Dans la mémoire contemporaine, la ville de Nagasaki constitue avec Hiroshima le symbole du désastre absolu, de l’apocalypse nucléaire qui fit capituler le Japon et mit un terme à la guerre du Pacifique en 1945. Mais c’est aussi, bien avant cette catastrophe, un lieu fondateur pour la foi catholique au Japon.
Sur cette colline en effet, 26 catholiques dont le séminariste Paul Miki furent crucifiés, à la fin du XVIe siècle. Soit moins de cinquante ans après le passage de saint François-Xavier, missionnaire exceptionnel qui avait converti plus de mille personnes en deux ans. Ils seront devenus plus de 200 000 en 1587…
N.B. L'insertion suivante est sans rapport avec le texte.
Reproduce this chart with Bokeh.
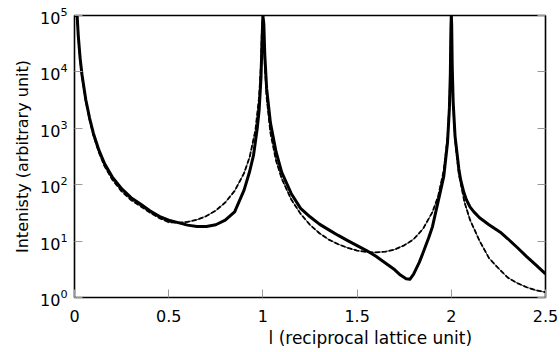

C’est donc là, sur cette colline des croix, que s’enracine « l’ADN » de l’église au Japon, comme l’a déclaré le pape François lors de son voyage dans ce pays, du 23 au 26 novembre. Un ADN marqué par une politique de persécution religieuse très violente, et que le film de Scorsese, Silence, a contribué à faire connaître.
On peut se représenter, aujourd’hui, l’impact de ces exécutions du bout du monde sur toute la chrétienté, et jusqu’à l’Europe – au point que ces martyrs furent béatifiés en trente ans, un délai exceptionnel pour l’époque – en pensant à celles des Coptes décapités sur la plage par Daesh, en 2015.
La même année, juste avant les attentats islamistes de novembre sur le sol français, Martin Steffens avait écrit un petit essai percutant, intitulé Rien que l’amour : repères pour le martyre qui vient (éd. Salvator). Ou comment continuer à aimer dans un monde de plus en plus violent, du fait de cette « Troisième Guerre mondiale par morceaux » dont parle le Pape.
C’est que finalement les martyrs d’hier et d’aujourd’hui renvoient à une question essentielle : quel est notre propre ADN, celui de la France, et comment le faisons-nous vivre pour que ce ne soit pas qu’une glorieuse relique ?
Martyre du quotidien
La réponse donnée par l’Église est sans ambiguïté : le martyre fait partie de l’ADN du chrétien. Pas nécessairement jusqu’au sang, mais dans le don de soi, de sa vie, de sa réputation parfois, en endurant la calomnie… Dans la persévérance et la cohérence de vie aussi, contre ce que la psychologie moderne nomme la « dissonance cognitive » – tension entre les idées et le comportement. Ou simplement dans ce « martyre du service quotidien » dont a parlé le Souverain pontife.
Pour en retrouver l’élan, sans doute faut-il réentendre aujourd’hui cette rude interpellation de saint François-Xavier, dans sa lettre à saint Ignace : « Bien souvent, il me prend envie de descendre vers les universités d’Europe, spécialement celle de Paris, et de crier à pleine voix (…) : “Combien d’âmes manquent la gloire du ciel et tombent en enfer à cause de votre négligence !” »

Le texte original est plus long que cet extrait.